Hill’s themes are usually direct, while his improvisations are indirect. This is unlike Monk, who simply swung every beat of every bar, and perhaps more like Herbie Nichols, who also liked to wander around after the head. Of the three, Hill is the most oblique rhythmically, where the very articulation of the beat can be hidden within surreal phrasing. At his best, Hill’s lines have a kind of off-kilter mutter that contain just enough Earl Hines and Bud Powell to “scan.” I adore the opening minutes of “Monk’s Glimpse,” it’s all there in the piano blowing but rearranged just so. Then, after Clifford Jordan comes in to lay down the law, Hill’s comping functions the same way, swinging with avant grace. Riley doesn’t adjust to Hill, he is simply classical perfection in every beat.

“Tripping” is a minor-key mood piece exhibiting the “Spanish Tinge” spoken of by Jelly Roll Morton and others. Hill is from Chicago, where Ahmad Jamal made his mark at the Pershing. Is “Tripping” a bizarre answer to Jamal seen from a great distance? Rufus Reid enjoys his low “D” and the trio vibe is satisfactory throughout. The original tune is not much, indeed, it’s almost a cliché, but the players take it to distant places.

It’s time for some medium-up blues. After the hip theme of “Chilly Mac” there are enjoyable trades between Jordan and Riley. Hill’s solo is another elliptical statement, but he’s never lost and even digs into the time occasionally. Jordan plays another round and damn does he sound good. (Jordan also appears on Mal Waldron’s superb 1981 session What It Is with Cecil McBee and Dannie Richmond, a disc with certain off-kilter yet swinging qualities not unlike Shades.)

Another trio piece, “Ball Square,” is riff that feels like rhythm changes. Herbie Nichols might be a relevant reference, although Nichols would never do the theatrical cut-time minor key passages. Reid even picks up the bow for some Richard Davis-style noise bass.

“Domani” is the most advanced piece on the date, and the only one that recalls the Hill of the 60s Blue Notes. The composition is seriously beautiful but in this case I’m not sure if the mix of personalities comes to a truly fruitful agreement: either Hill needs to straighten out, or the bass and drums need to break up the time a bit more. Jordan seems a bit literal and repetitive in his solo as well. They probably needed to gig for a week first in order to get a really strong take of “Domani.”

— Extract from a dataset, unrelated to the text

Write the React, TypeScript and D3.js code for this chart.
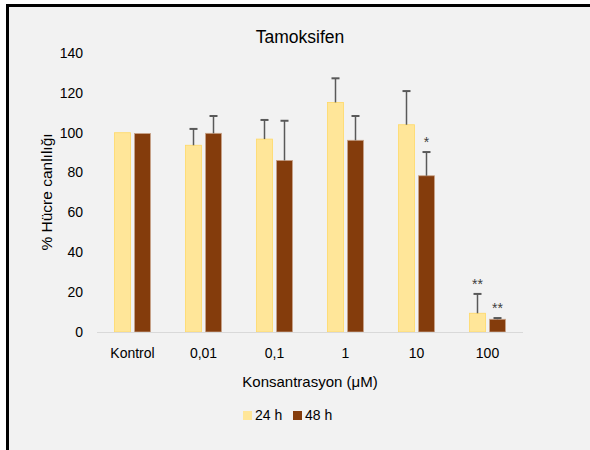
import React from "react";
import * as d3 from "d3";

const categories = ["Kontrol", "0,01", "0,1", "1", "10", "100"];
const seriesNames = ["24 h", "48 h"];
const values24 = [100, 93.7, 96.8, 115.2, 104, 9.4];
const errTop24 = [100, 101.9, 106.4, 127.3, 120.9, 19.1];
const values48 = [99.6, 99.7, 86.1, 96.2, 78.4, 6.4];
const errTop48 = [99.6, 108.4, 106, 108.4, 90.3, 7.0];
const stars24 = ["", "", "", "", "", "**"];
const stars48 = ["", "", "", "", "*", "**"];
const yTicks = [0, 20, 40, 60, 80, 100, 120, 140];

const colors = ["#FFE699", "#843C0C"];
const strokes = ["#FFD966", "#C9A48A"];

export default function App() {
  const W = 590, H = 450;
  const x0 = d3.scaleBand<string>().domain(categories).range([97, 523]);
  const x1 = d3.scaleBand<string>().domain(seriesNames).range([-18, 18]).paddingInner(0.2);
  const y = d3.scaleLinear().domain([0, 140]).range([332, 53]);
  const font = "'Liberation Sans', Arial, sans-serif";
  const series = [
    { name: seriesNames[0], vals: values24, err: errTop24, stars: stars24 },
    { name: seriesNames[1], vals: values48, err: errTop48, stars: stars48 },
  ];
  const bw = x1.bandwidth();
  return (
    <svg width={W} height={H} style={{ position: "absolute", left: 0, top: 0 }} fontFamily={font}>
      <rect x={0} y={0} width={W} height={H} fill="#ffffff" />
      <rect x={6} y={4} width={W} height={H} fill="#f2f2f2" />
      <line x1={7.5} y1={4} x2={7.5} y2={H} stroke="#000" strokeWidth={3} />
      <line x1={6} y1={5.5} x2={W} y2={5.5} stroke="#000" strokeWidth={3} />
      <text x={300} y={43} textAnchor="middle" fontSize={17.5} fill="#000">Tamoksifen</text>
      {yTicks.map((t) => (
        <text key={t} x={83} y={y(t)} dy="0.35em" textAnchor="end" fontSize={14} fill="#000">{t}</text>
      ))}
      {series.map((s, si) =>
        categories.map((c, i) => {
          const cx = (x0(c) as number) + x0.bandwidth() / 2 + (x1(s.name) as number);
          const mid = cx + bw / 2;
          return (
            <g key={s.name + c}>
              <rect x={cx} y={y(s.vals[i])} width={bw} height={y(0) - y(s.vals[i])} fill={colors[si]} stroke={strokes[si]} strokeWidth={0.8} />
              {s.err[i] > s.vals[i] && (
                <g stroke="#595959" strokeWidth={1.5}>
                  <line x1={mid} x2={mid} y1={y(s.vals[i])} y2={y(s.err[i])} />
                  <line x1={mid - 4} x2={mid + 4} y1={y(s.err[i])} y2={y(s.err[i])} strokeWidth={2} />
                </g>
              )}
              {s.stars[i] && (
                <text x={mid} y={y(s.err[i]) - 5} textAnchor="middle" fontSize={14} fill="#404040">{s.stars[i]}</text>
              )}
            </g>
          );
        })
      )}
      <line x1={97} x2={523} y1={y(0) + 0.5} y2={y(0) + 0.5} stroke="#d9d9d9" strokeWidth={1} />
      {categories.map((c) => (
        <text key={c} x={(x0(c) as number) + x0.bandwidth() / 2} y={353} dy="0.35em" textAnchor="middle" fontSize={14} fill="#000">{c}</text>
      ))}
      <text x={310} y={382} dy="0.35em" textAnchor="middle" fontSize={15} fill="#000">Konsantrasyon (μM)</text>
      <text transform={`translate(47,192) rotate(-90)`} dy="0.35em" textAnchor="middle" fontSize={15.5} fill="#000">% Hücre canlılığı</text>
      {seriesNames.map((n, i) => (
        <g key={n} transform={`translate(${243 + i * 50},411)`}>
          <rect x={0} y={0} width={9} height={9} fill={colors[i]} />
          <text x={12} y={4.5} dy="0.35em" fontSize={14} fill="#000">{n}</text>
        </g>
      ))}
    </svg>
  );
}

“La Verne” is a walking ballad alternating between 3/4 and 4/4, written for Hill’s wife. The waltz has a bit of gospel, while II/Vs in the 4/4 suggest Tadd Dameron. This track seems a bit “normal” for the pianist. In this era Hill was playing this kind of composition in his solo concerts, but unlike the straightforward approach heard here, Hill would totally deconstruct “easy” themes like “La Verne.”

The highlights of Shades are the first three pieces, “Monk’s Glimpse,” “Tripping,” and “Chilly Mac,” which find a perfect mix between the swing of Ben Riley, the firm horn of Clifford Jordan, and the surreal gestures of the leader. The success of Shades seems to have led directly to Hill’s re-signing at Bruce Lundvall’s Blue Note, and Hill resumed making well-rehearsed albums with multiple horns investigating firmly modernist material, first with Blue Note, then with Palmetto.

From the wilderness years of the 70s, I definitely have a favorite, Strange Serenade with Alan Silva and Freddie Waits. When I first got it as a teenager I didn’t like it, but later Frank Kimbrough told me it was a masterpiece, so I listened again. On the one hand, of course, it is avant-garde. (Alan Silva is one of those bass players that you probably wouldn’t want to call for anything else.) But the piano playing is also refined, even almost bland, like mood music gone wrong, especially on the opening “Mist Flower.” This is truly weird stuff.

“Strange Serenade” is a shade more conventional, simply because it is obviously an atonal burner with little fanfares as a head. Freddie Waits was comfortable with any kind of groovy black music from his generation: funk, experimental, swinging, you name it. I believe that Strange Serenade is the longest and most exposed example of Waits doing this kind of multi-directional style. Hill keeps quoting the fanfare in his improvisation and the trio builds to a big finish. A highlight track to be sure.

“Reunion” starts as a waltz (I think) with Waits on abstract brushes. The piano Hill is playing on is not in great shape, and Sliva doesn’t play a written part or changes, so whatever happens is strictly in the mysterious zone. I wouldn’t want to live there every day but there’s something about this record that is really quite perfect. At some point Silva and Waits find a quarter note together and the music lurches forward with nonchalant swing, Hill spinning surreal double-time lines on top.

“Andrew” is a ballad by Laverne Hill. Ok, on this one probably there needed to be less noise bass, or at least Silva could have been turned down in the mix. Waits tries out mallets as a way to make sense of the situation. Once again, a mid-tempo swing evolves out of the thicket, and eventually the record rolls to a reasonably graceful close, although the final piano gestures leave us with more questions than answers.

The greatest Andrew Hill will always be the music with complex arrangements and rehearsed horns, but these two middle-period Soul Notes show how Hill could make really bizarre yet charismatic music in stripped down circumstances. Shades is the swinger, Strange Serenade is the fully oblique. A nice pair of records!